I replied "I completely forgot about it and it's not a big deal."
So we are fine with that, except when I give her my notice, that's going to be something I use. That no matter what it is, my privacy and property has been violated. That there was no reason for Eric to be in my apartment in the first place. That I don't feel like I can trust that my personal space is my personal space anymore. Sound good, people?

Yesterday was Michael's Birthday. He left to go camping after I went to work yesterday so I knew I wouldn't see him. I'm taking him out to lunch or dinner on Monday to celebrate and give him his gifts. But I DID try to be cute..... I bought him a piece of Oreo cake, a box of candles, matches, a card, and his favorite jalepeno stuffed olives (YUCK). Wrapped it all with a bow and left it on the counter for him. I wanted him to feel special since he told me that none of his friends and only a few family members ever remember his birthday. (Great friends.....) Hopefully it made him feel a little bit loved on the day he was born. I like being cute sometimes. It's the romantic in me, what can I say?
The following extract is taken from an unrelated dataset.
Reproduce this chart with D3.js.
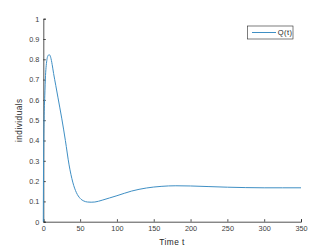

I will leave you with a video clip from the UK show "Balls of Steel". Pranks and the like. Makes me giggle.



Much Love!

Monday, August 25, 2008

Voyerism

I must admit that I have voyeristic tendencies. Not necessarily in the sexual way, either. (Though if I'm being honest, my neighbors decided to have a "rendezvous" in their backyard as I was in mine- and I didn't exactly run inside. But that's a story for another day.....). But my point is that I'm a peeping tom and an eavesdropper. While walking or driving down the street, I look in the windows. When people are talking around me, I listen in on their conversations. I have spent some time analyzing this fact and trying to figure out where it comes from. And after discussing it with various people, I'm not the only one that does this. I think that we are all a little bit interested in strangers. Most of us don't let our curiousity take over, and we can hide it from others. Or at least make it less obvious....

When I listen to a conversation or look in a window, it's fascinating to me in the way that I wonder what it would be like to be the person, or know the person. What it would be like if I lived in that bedroom, ate in that kitchen, talked with those neighbors. I was just downstairs and found myself listening to a guy talk on his cell phone. Apparently, though he has almost perfect credit, he is having to declare bankruptcy. I know personal information about this stranger and by just knowing it makes me feel like I have some extra power. Not power that would actually be useful, like invisibility or the ability to fly. But power just the same.

I think that's why I love blogs so much. I love reading the thoughts in other people's heads and hearing about people's dreams and disappointments. Their families and friends. It makes me feel connected to strangers in the same voyeristic way as described above. I only "in real life" am actually really friends with four people on my blog list. The others are there for different reasons. Cameron makes me laugh. Rhett is a little boy with Down Syndrome. That One Guy is a friend of a friend of a friend whose words I enjoy. Even Jenn. I have absolutely no idea who this girl is, but I love reading her blogs. It's like I'm getting to know people without actually having to get to know them.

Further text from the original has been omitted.